A 2004 version of North Korea's "Language of Choson" dictionary, obtained by the South Korean news agency, shows class education is defined as a way to "arm [the people] with a revolutionary class consciousness that opposes capitalist classes and capitalist systems, while defending the interests of the revolution."
But derogatory references to the United States have been conspicuously absent during key anniversaries, including June 25, the anniversary of the 1950-53 Korean War, a sign the North Korean dictionary or stylebook is not being consulted or is being ignored by state media.
North Korea is also expected to keep a low profile on July 27, the anniversary of the war's armistice.
Kim Yong-hyun, a professor of North Korean studies at Dongguk University in Seoul, said the move is strategic.
"If anti-American culture is strengthened, that in itself could reduce the achievements of the U.S.-North Korea summit," Kim said.

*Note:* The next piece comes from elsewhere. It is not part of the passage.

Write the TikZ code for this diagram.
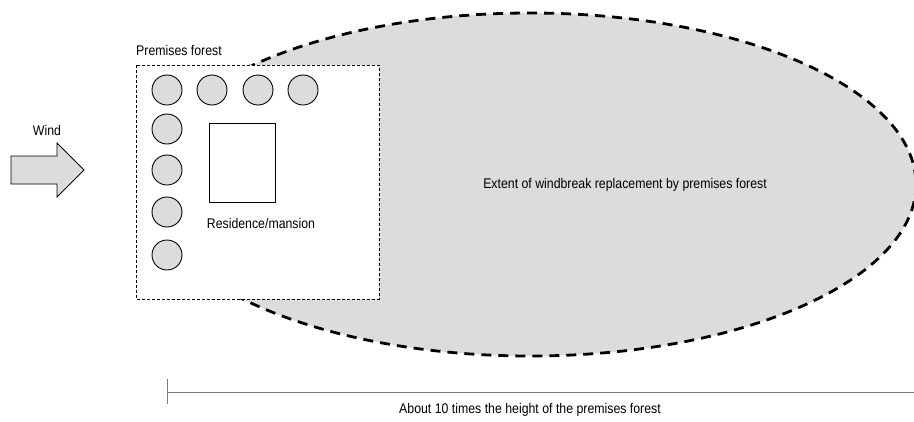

North Korea is engaging with the United States at a time when it is coping with record low exports.
Voice of America reported Thursday North Korea's exports to China reached $57 million in the first quarter of 2018, or down 88 percent from $483 million from the same period in 2017.
International sanctions made trade difficult for North Korea, and North Korea faced limits in the export of its textiles, coal and fishery products, according to the data from Seoul's Korea International Trade Association.
But North Korea in response substantially increased its exports of vegetables, fruits and nuts, according to the report.